Il a tout de même le temps, à Rome, d’écrire la première partie des Âmes mortes, sur une idée, encore une fois, d’Alexandre Pouchkine, qui suggère souvent des trames ou personnages à Gogol (le sujet du Révizor, c’était déjà son invention). Il publie le roman en 1841 ; on reconnaît un chef-d’œuvre : la peinture d’une Russie de vauriens, de tordus, de pleutres et de petits profits. Sur cette belle lancée, Gogol s’engage à écrire la seconde partie : mais voilà le moment où le farceur se laisse peu à peu usurper par le chrétien, superstitieux, demi-mystique. Si la première partie des Âmes était un tableau des mœurs corrompues, la seconde devra être (drôle d’idée) une fable édifiante, décrivant actes de vertu et personnages de haute morale. C’est que, après avoir bien ri en animant des figures grotesques, Gogol cherche la rédemption, pour lui et ses proches, par n’importe quel moyen : il relit les Évangiles, se laisse tenter par le couvent, projette un pèlerinage en Terre sainte, s’escamote au dernier moment, se choisit pour directeur de conscience un certain père Matveï, un fanatique, qui lui administre les jeûnes comme si c’étaient des cataplasmes. Bien sûr, on se demande si tant de bondieuserie n’est pas encore une façon de choisir le mensonge pour échapper à la fois à l’absurdité d’une vie humaine et à la menace des instances divines.

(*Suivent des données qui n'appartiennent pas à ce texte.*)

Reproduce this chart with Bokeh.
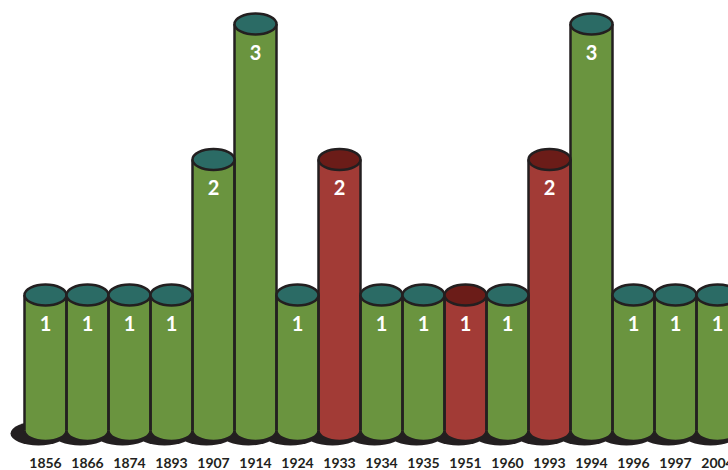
from bokeh.plotting import figure
from bokeh.models import ColumnDataSource, Range1d
from bokeh.transform import dodge
from bokeh.core.properties import value
from bokeh.embed import file_html
from bokeh.resources import INLINE

years = ["1856", "1866", "1874", "1893", "1907", "1914", "1924", "1933", "1934",
         "1935", "1951", "1960", "1993", "1994", "1996", "1997", "2004"]
counts = [1, 1, 1, 1, 2, 3, 1, 2, 1, 1, 1, 1, 2, 3, 1, 1, 1]
red_years = ["1933", "1951", "1993"]

GREEN, TEAL = "#6a943f", "#2b6b65"
RED, DARKRED = "#a23b36", "#6b1c18"
INK = "#231f20"

PX_X = 42.0      # pixels per category
PX_Y = 135.5     # pixels per unit of value

n = len(years)
xs = list(range(n))
body = [RED if y in red_years else GREEN for y in years]
top = [DARKRED if y in red_years else TEAL for y in years]
labels = [str(c) for c in counts]
label_y = [c - 28 / PX_Y for c in counts]

src = ColumnDataSource(dict(x=xs, v=counts, body=body, top=top, label=labels,
                            ly=label_y, year=years))

p = figure(width=728, height=470,
           x_range=Range1d(-45 / PX_X, (728 - 45) / PX_X),
           y_range=Range1d(-40 / PX_Y, 430 / PX_Y),
           x_axis_type=None, y_axis_type=None,
           output_backend="svg", toolbar_location=None, min_border=0)
p.grid.visible = False
p.outline_line_color = None
p.background_fill_color = "white"
p.border_fill_color = "white"

# shadows
p.ellipse(x=dodge("x", -7 / PX_X), y=-3 / PX_Y, width=56, height=24,
          width_units="screen", height_units="screen", source=src,
          fill_color=INK, line_color=None)
# bottom ellipses
p.ellipse(x="x", y=0, width=1, height=21, height_units="screen", source=src,
          fill_color="body", line_color=INK, line_width=2.5)
# bodies
p.vbar(x="x", bottom=0, top="v", width=1, source=src,
       fill_color="body", line_color=None)
# sides
for off in (-0.5, 0.5):
    p.segment(x0=dodge("x", off), y0=0, x1=dodge("x", off), y1="v", source=src,
              line_color=INK, line_width=2.5)
# tops
p.ellipse(x="x", y="v", width=1, height=21, height_units="screen", source=src,
          fill_color="top", line_color=INK, line_width=2.5)

# value labels
p.text(x="x", y="ly", text="label", source=src, text_color="white",
       text_font=value("Lato"), text_font_style="bold", text_font_size="20px",
       text_align="center", text_baseline="middle")
# year labels
p.text(x="x", y=-32 / PX_Y, text="year", source=src, text_color=INK,
       text_font=value("Lato"), text_font_style="bold", text_font_size="14px",
       text_align="center", text_baseline="middle")

open("out.html", "w").write(file_html(p, INLINE))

La seconde partie des Âmes mortes, il la retravaille jusqu’à sa mort, entre deux crises mystiques ; à bout d’inspiration, à bout de forces, et sans aucun doute embarrassé par le pensum bigot qu’est devenu son livre, il a recours une dernière fois à la seule retouche qui convient : le feu du poêle. Quelques jours après avoir brûlé son manuscrit, en juin 1852, Gogol se laisse mourir, refusant soins et nourriture, arrachant de son visage (selon Nabokov) les sangsues qu’on lui imposait. Vous le cherchez encore ?
Vous le cherchez avec tant d’acharnement, vous finirez pas mettre la main dessus : quand vous l’aurez enfin trouvé, à genoux devant son poêle, le manuscrit sera réduit en cendres, le poète aura versé des larmes, mais je ne sais lequel des deux sera parti en fumée.